I'm driving home from work. The freeway is busy and I'm just waiting for it to pick up. I get a text message. It's the wife. She's wondering what's taking me so long. I tell her traffic is a bit heavy and I'll be home soon. She says she has a surprise for me and I better get home quick. I finally get home and she meets me in the drive-way. She covers my eyes and leads me inside all giddy and such. She opens my eyes and I see she spent the whole day arranging the place. She put everything out and the place looked as if we've lived there for years. While I'm looking around I see she actually put up my giant Manson banner in the spare bedroom. She made half the room Marilyn Manson and the other half Marilyn Monroe. It looked so awesome. I went into the kitchen where she was cooking dinner and I grabbed her and gave her a big ol hug and a kiss. I told her great the place looked and thanked her for doing it. I think she knew how bad I am at decorating, but it was really awesome that she spent the whole day working.
After dinner we went outside and sat on the patio. She had a glass of wine, and I had a beer. I've never been much for wine. The moment almost felt unreal. She was sitting real close to me with her legs on my lap and her head resting on my shoulder. We sat there for almost an hour until she got up and kissed me as she went inside. I followed shortly after. She was in the living room picking out a movie. I tried picking out Night at the Roxbury but she turned that down pretty quickly. We snuggled on the couch watching movies until she fell asleep. I got up and carried her into bed.
I laid there and looked at her and couldn't help but say to myself "How did I get so lucky?" Before I went to sleep I kissed her forehead. She opened her eyes and said goodnight. I kissed her again and said "goodnight Jess; I love you"

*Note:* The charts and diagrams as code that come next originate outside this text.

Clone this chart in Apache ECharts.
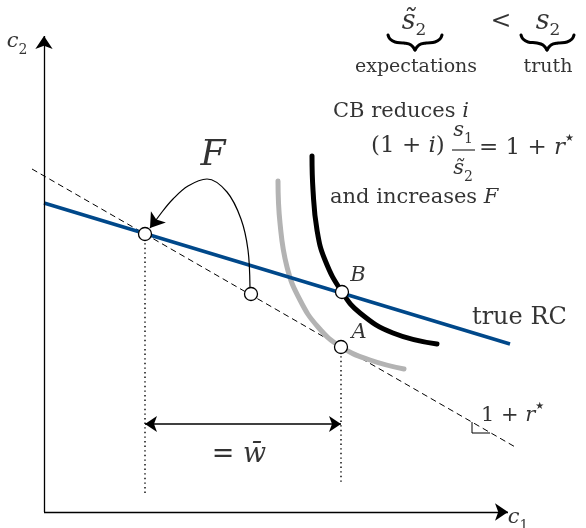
<!DOCTYPE html>
<html><head><meta charset="utf-8">
<script src="https://cdn.jsdelivr.net/npm/echarts@6/dist/echarts.min.js"></script>
<style>html,body{margin:0;padding:0;background:#fff}#c{width:586px;height:528px}</style>
</head><body><div id="c"></div>
<script>
// Diagram units: c1 on x, c2 on y (origin at the axes' corner)
const xMin = -44, xMax = 542, yMin = -16, yMax = 512;
const c1Axis = [[0, 0], [464, 0]];
const c2Axis = [[0, 0], [0, 476]];
const trueRC = [[0, 309], [466, 168]];
const expectedRC = [[-12, 343], [473, 64]];
const indiffHigh = [[268, 356], [269, 322], [273, 282], [281, 252], [298, 220], [316, 199], [349, 179], [393, 168]];
const indiffLow = [[234, 331], [236, 289], [243, 245], [256, 212], [274, 185], [297, 165], [326, 152], [360, 143]];
const points = [[101, 278], [207, 218], [298, 220], [297, 165]];
const dropLineLeft = [[101, 278], [101, 19]];
const dropLineRight = [[297, 165], [297, 29]];
const wBarArrow = [[101, 88], [297, 88]];
const fCurve = [[206, 224], [204, 262], [197, 293], [183, 320], [163, 333], [144, 326], [129, 313], [118, 300]];
const fArrowHead = [[118, 300], [106, 284]];
const slopeMark = [[428, 90], [428, 79], [446, 79]];
const fracBar = [[408, 362], [431, 362]];
const brace1L = [[344, 477], [346, 473], [351, 470], [360, 469], [367, 467], [371, 462]];
const brace1R = [[371, 462], [375, 467], [382, 469], [391, 470], [396, 473], [398, 477]];
const brace2L = [[477, 477], [479, 473], [484, 470], [493, 469], [499, 467], [503, 462]];
const brace2R = [[503, 462], [507, 467], [514, 469], [523, 470], [528, 473], [530, 477]];

// text annotations: [x, y, rich text, anchor]
const labels = [
  [-27, 470, '{i|c}{sub|2}', 'c'],
  [474, -6, '{i|c}{sub|1}', 'c'],
  [169, 356, '{F|F}', 'c'],
  [314, 236, '{i|B}', 'c'],
  [315, 179, '{i|A}', 'c'],
  [428, 194, '{t|true RC}', 'l'],
  [437, 96, '{n|1 + }{i|r}{sup|★}', 'l'],
  [195, 57, '{w|= }{wi|w\u0304}', 'c'],
  [289, 400, '{n|CB reduces }{i|i}', 'l'],
  [327, 366, '{m|(1 + }{mi|i}{m|)}', 'l'],
  [419, 381, '{i|s}{sub|1}', 'c'],
  [419, 343, '{i|s\u0303}{sub|2}', 'c'],
  [435, 364, '{m|= 1 + }{mi|r}{sup|★}', 'l'],
  [286, 314, '{n|and increases }{i|F}', 'l'],
  [370, 490, '{ti|s\u0303}{tsub|2}', 'c'],
  [457, 491, '{tn|<}', 'c'],
  [504, 490, '{ti|s}{tsub|2}', 'c'],
  [372, 445, '{s|expectations}', 'c'],
  [504, 445, '{s|truth}', 'c']
];

const FONT = 'DejaVu Serif';
const rich = {
  n: {fontFamily: FONT, fontSize: 21, lineHeight: 30, color: '#000'},
  m: {fontFamily: FONT, fontSize: 23, lineHeight: 30, color: '#000'},
  mi: {fontFamily: FONT, fontSize: 23, lineHeight: 30, fontStyle: 'italic', color: '#000'},
  t: {fontFamily: FONT, fontSize: 24, lineHeight: 30, color: '#000'},
  i: {fontFamily: FONT, fontSize: 21, lineHeight: 30, fontStyle: 'italic', color: '#000'},
  sub: {fontFamily: FONT, fontSize: 14, lineHeight: 14, verticalAlign: 'bottom', color: '#000'},
  sup: {fontFamily: 'DejaVu Sans', fontSize: 10, lineHeight: 14, verticalAlign: 'top', color: '#000'},
  tn: {fontFamily: FONT, fontSize: 25, lineHeight: 34, color: '#000'},
  ti: {fontFamily: FONT, fontSize: 27, lineHeight: 34, fontStyle: 'italic', color: '#000'},
  tsub: {fontFamily: FONT, fontSize: 17, lineHeight: 17, verticalAlign: 'bottom', color: '#000'},
  F: {fontFamily: FONT, fontSize: 36, fontStyle: 'italic', color: '#000'},
  w: {fontFamily: FONT, fontSize: 27, color: '#000'},
  wi: {fontFamily: FONT, fontSize: 27, fontStyle: 'italic', color: '#000'},
  s: {fontFamily: FONT, fontSize: 19, color: '#000'}
};

function line(data, style, extra) {
  return Object.assign({type: 'line', data: data, symbol: 'none', clip: false, silent: true,
    lineStyle: style, z: 3}, extra || {});
}
function arrow(coords, ends, size, width) {
  return {
    type: 'lines', coordinateSystem: 'cartesian2d', silent: true, z: 6,
    symbol: ends, symbolSize: size,
    lineStyle: {color: '#000', width: width, opacity: 1},
    data: [{coords: coords}]
  };
}

const series = [
  arrow(c1Axis, ['none', 'arrow'], 13, 1.3),
  arrow(c2Axis, ['none', 'arrow'], 13, 1.3),
  line(expectedRC, {color: '#000', width: 1, type: [6, 4]}),
  line(dropLineLeft, {color: '#000', width: 1.4, type: [1.4, 3.2]}),
  line(dropLineRight, {color: '#000', width: 1.4, type: [1.4, 3.2]}),
  line(indiffLow, {color: '#b3b3b3', width: 5, cap: 'round'}, {smooth: 0.45, z: 4}),
  line(indiffHigh, {color: '#000', width: 5, cap: 'round'}, {smooth: 0.45, z: 4}),
  line(trueRC, {color: '#00488a', width: 3.5}, {z: 5}),
  line(fCurve, {color: '#000', width: 1.2}, {smooth: 0.35, z: 6}),
  line(slopeMark, {color: '#000', width: 1}),
  line(fracBar, {color: '#000', width: 1}),
  line(brace1L, {color: '#000', width: 3, cap: 'round'}, {smooth: 0.4}),
  line(brace1R, {color: '#000', width: 3, cap: 'round'}, {smooth: 0.4}),
  line(brace2L, {color: '#000', width: 3, cap: 'round'}, {smooth: 0.4}),
  line(brace2R, {color: '#000', width: 3, cap: 'round'}, {smooth: 0.4}),
  arrow(wBarArrow, ['arrow', 'arrow'], 12, 1.5),
  arrow(fArrowHead, ['none', 'arrow'], 14, 1.2),
  {
    type: 'scatter', data: points, symbol: 'circle', symbolSize: 13, clip: false, silent: true, z: 10,
    itemStyle: {color: '#fff', borderColor: '#000', borderWidth: 1.3, opacity: 1}
  },
  {
    type: 'scatter', symbolSize: 0, clip: false, silent: true, z: 12,
    data: labels.map(l => ({
      value: [l[0], l[1]],
      label: {
        show: true, formatter: l[2], rich: rich,
        position: l[3] === 'l' ? 'right' : 'inside', distance: 0
      }
    }))
  }
];

const axisHidden = {type: 'value', show: false, splitLine: {show: false}};

const chart = echarts.init(document.getElementById('c'), null, {renderer: 'canvas'});
chart.setOption({
  animation: false,
  backgroundColor: '#fff',
  grid: {left: 0, right: 0, top: 0, bottom: 0, containLabel: false},
  xAxis: Object.assign({}, axisHidden, {min: xMin, max: xMax}),
  yAxis: Object.assign({}, axisHidden, {min: yMin, max: yMax}),
  series: series
});
</script></body></html>
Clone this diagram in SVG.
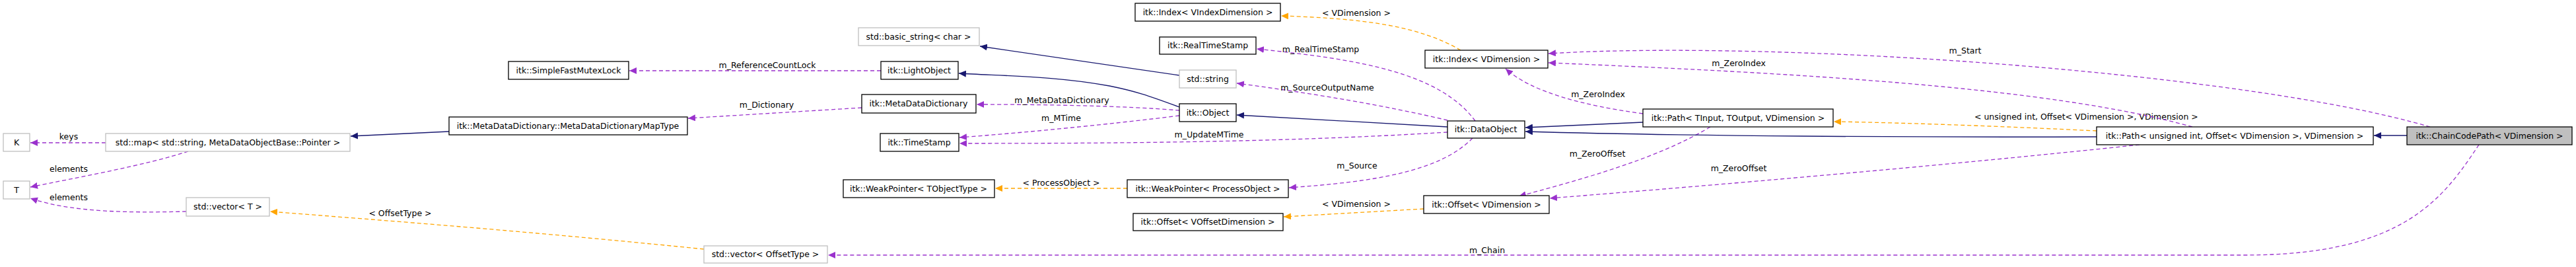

I don't even think this was a dream of mine. More of a production of my daydreaming, which I do often. It's funny, most people are thinking about amazing vacations and trips with their girlfriends/wives, I'm apparently the guy that just thinks about how amazing a simple day can be. Maybe it's a testament to the man that I am. I appreciate the little things in life. While I still strive for bigger and better things, I'm also the kind of guy that thinks a picnic under a tree is amazing. But more than that, I'm a dreamer. I'm not the guy that pulls out something romantic just for birthdays and anniversaries. What's the point in that? I wanna plan something awesome for a random Tuesday for no reason other than I like surprises. I like to be spontaneous. But I don't think I could ever be a guy that never thinks of the future or romance. I think the way I look at it is, if I died tomorrow, would I be happy with the way I lived my life and the chances I took? Right now... I'm happy with the way I'm living my life. But I don't have everything I want. Which always takes time. But I believe that knowing what I want and getting out there and taking it is the best thing you can do. As hard as it can be to want something so bad and not be able to have it, it's even worse when you think you may not even be trying. At least I can go to sleep at night knowing I'm doing the best I can and being the best man that I can and hope it's enough.